Peace Tree

I spent the morning
in the Peace Room at the Friends Center.
It sits in the light on the 3rd Floor.
Later that day I walked down
to the lower level, no windows.
The Justice Room is down there
I thought, “I wonder… why?”
“Why is the Justice Room below the Peace Room?”
“Is justice the roots sunk deep
from which the peace trees rise?”


Skin deep

I am driving the minivan. My four year old daughter is behind me, strapped into her booster seat. A purple balloon rises up from her wrist, a bottle filled with candy in her lap, her eyes still wet from goodbye tears, her voice twittering with excitement, exhaustion, and complete satisfaction.  We are on our way home from her “best friend”s 5th birthday at Pump it up.

A: “Kensington is my best friend mommy!”

Me:  “I know. You told me!”

I love talking to her when she is like this.  This time in the car becomes more special every day, now that I am working full time – now that she spends long days at her suburban pre-school.

A: “Kensington is 5 mommy! I am 4. But she’s my best friend! She’s in my heart.”

I melt when she says these things. What words will her 4 year old brain spin out next?  I ask a question, waiting to be dazzled or amused, to be impressed with her smarts, or chuckle at her silliness.

Me: “Why is she your best friend sweetness?”

A: “Because she has the same skin color as me. Can I have this candy tomorrow?”

My voice catches in my throat.  My brain goes blank.

Me: “Uh huh.”

Should I say something more?  Is it ok that she is choosing best friends based on skin color?  She has moved on to talking about The Wiggles, and something about flying to Mars with her baby doll.  But I am stuck. Skipping like a record.

Of course, I had noticed at the party. Asha and Kensington were the only non White-skinned kids there who were not members of Kensington’s family.  Both of them a golden brown tone, children of mixed parentage. Kensington’s mother African American, her father Latino.  They both played with the other kids of course. They did not band together, or isolate themselves. They did not self-segregate.

This moment is pregnant.  It has meaning for me.  We are moving to Philadelphia, exploring neighborhoods, trying them on for size, one a weekend,  our little family of four, one White, one Brown, two Golden.

Who do we belong with?  Where  do we fit? On a busy street in one neighborhood, I am the only brown skinned person I see the whole afternoon, except for the Parking attendant.  We are strangers to this town but does that mean we should feel strange?

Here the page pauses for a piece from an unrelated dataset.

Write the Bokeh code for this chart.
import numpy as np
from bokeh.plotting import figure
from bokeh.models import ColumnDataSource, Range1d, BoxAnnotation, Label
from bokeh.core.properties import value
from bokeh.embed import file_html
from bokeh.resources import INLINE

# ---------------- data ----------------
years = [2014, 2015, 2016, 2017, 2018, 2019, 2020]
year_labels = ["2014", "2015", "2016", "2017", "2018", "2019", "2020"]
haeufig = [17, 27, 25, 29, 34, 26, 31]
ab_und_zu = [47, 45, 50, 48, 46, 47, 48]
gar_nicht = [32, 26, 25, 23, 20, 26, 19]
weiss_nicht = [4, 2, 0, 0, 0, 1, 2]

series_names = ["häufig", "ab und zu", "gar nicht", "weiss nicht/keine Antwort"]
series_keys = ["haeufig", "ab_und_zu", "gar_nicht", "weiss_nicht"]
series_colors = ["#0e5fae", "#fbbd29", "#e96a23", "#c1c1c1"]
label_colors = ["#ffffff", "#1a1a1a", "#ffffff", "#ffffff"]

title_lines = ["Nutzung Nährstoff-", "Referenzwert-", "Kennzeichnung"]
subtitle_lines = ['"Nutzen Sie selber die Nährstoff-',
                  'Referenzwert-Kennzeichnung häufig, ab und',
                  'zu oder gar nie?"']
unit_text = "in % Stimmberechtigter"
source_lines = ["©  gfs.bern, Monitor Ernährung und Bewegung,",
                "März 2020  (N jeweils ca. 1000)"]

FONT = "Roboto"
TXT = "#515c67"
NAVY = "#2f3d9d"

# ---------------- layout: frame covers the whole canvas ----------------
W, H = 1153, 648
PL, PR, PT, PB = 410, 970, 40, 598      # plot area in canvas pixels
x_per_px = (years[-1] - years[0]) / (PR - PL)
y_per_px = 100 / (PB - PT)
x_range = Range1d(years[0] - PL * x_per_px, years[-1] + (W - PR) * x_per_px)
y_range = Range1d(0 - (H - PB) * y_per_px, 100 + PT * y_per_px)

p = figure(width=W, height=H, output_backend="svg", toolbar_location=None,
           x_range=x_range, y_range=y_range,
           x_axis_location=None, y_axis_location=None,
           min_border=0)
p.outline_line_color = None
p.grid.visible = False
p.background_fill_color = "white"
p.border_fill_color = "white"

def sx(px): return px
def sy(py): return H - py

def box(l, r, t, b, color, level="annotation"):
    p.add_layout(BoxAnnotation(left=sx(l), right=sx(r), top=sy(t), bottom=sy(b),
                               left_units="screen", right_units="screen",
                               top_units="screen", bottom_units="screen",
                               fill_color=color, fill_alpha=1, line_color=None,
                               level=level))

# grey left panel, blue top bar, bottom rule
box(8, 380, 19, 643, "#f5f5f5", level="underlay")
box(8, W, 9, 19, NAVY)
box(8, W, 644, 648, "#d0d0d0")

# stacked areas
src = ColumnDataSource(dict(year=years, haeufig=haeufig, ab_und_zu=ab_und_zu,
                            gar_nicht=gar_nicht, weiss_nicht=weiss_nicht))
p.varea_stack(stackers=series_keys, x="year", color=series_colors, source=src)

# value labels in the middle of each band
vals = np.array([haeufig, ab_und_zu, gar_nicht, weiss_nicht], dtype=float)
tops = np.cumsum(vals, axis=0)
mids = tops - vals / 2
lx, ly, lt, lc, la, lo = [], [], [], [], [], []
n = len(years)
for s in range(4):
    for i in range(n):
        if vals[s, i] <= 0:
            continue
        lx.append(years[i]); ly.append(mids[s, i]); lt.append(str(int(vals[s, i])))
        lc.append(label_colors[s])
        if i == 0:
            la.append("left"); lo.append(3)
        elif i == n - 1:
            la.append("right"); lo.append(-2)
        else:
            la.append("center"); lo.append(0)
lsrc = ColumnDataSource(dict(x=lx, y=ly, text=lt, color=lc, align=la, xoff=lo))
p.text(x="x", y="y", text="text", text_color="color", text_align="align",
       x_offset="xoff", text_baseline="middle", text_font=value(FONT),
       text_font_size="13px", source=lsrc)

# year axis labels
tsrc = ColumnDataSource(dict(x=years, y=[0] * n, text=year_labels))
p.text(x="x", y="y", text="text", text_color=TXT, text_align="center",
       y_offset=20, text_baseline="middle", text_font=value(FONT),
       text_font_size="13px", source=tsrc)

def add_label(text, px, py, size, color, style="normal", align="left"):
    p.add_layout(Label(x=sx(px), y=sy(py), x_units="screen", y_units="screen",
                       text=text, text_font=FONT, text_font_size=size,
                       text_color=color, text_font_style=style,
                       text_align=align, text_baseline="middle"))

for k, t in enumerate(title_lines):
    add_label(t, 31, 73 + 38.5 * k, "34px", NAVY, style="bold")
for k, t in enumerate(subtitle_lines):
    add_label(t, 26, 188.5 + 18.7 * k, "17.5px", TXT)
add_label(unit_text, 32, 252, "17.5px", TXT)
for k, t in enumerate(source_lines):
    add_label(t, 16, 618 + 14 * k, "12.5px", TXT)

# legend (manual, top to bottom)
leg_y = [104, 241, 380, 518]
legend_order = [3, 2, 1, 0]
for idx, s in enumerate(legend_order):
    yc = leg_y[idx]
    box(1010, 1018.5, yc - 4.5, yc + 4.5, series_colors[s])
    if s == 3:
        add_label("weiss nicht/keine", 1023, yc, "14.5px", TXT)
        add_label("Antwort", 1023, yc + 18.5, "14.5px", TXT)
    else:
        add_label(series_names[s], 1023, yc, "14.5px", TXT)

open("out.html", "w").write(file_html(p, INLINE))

I feel strange when I am the only brown person in the room. It’s no one’s fault. No one has to be doing something wrong. I just feel strange.  I search the room for another brown skinned person. I have done this for as long as I can remember. Then I know I am safe. I am not so strange.

Now, I know my golden-skinned girl child feels something like this too. I thank goodness for my question and her answer. I thank goodness for these moments in the car – these windows, these mirrors. I am certain now, I must find a someplace where we fit. I must find a place we all can be. Perhaps strangers together, but together, never strange.

I ride the Regional Rail

I ride the Regional Rail to work and back again, from outside to in, Center City to Marcus Hook, where the oil refinery shoots plumes of orange flame and the ladies at the diner call me hon. I watch the signs – Eddystone, Crum Lyn, “The Gas Light”.  A worn billboard, paint curled, letters faded, stands tall midway. I can just make out the hopeful plug:

“Visit our suburban city, and see what’s new in Glenolden!”

The first time I saw it, I laughed.  But the joke is too old, and too sad to be funny.  The lost luster of the suburban dream reminds me that I am not as young as I used to be.

I ride the Regional Rail from my hometown, seeing it with my 36 years old, consciousness-raised, social-science eyes.  The Chester Transportation Center speaks its truth to me.  Promises broken,  people unmade, climbing too many stairs just to wait for a train to somewhere else. University City still ten stops away.

I ride the Regional Rail to work, from outside to in,  Marcus Hook to Center City, where the fountain at LOVE park shoots plumes of purple water and the lady at the chinese food truck knows I need more hot sauce.  The sky scrapers rise up, the murals sing praise songs, and I am young once again. My pulse quickens with the beating heart of the city until it’s time to ride the Rail again.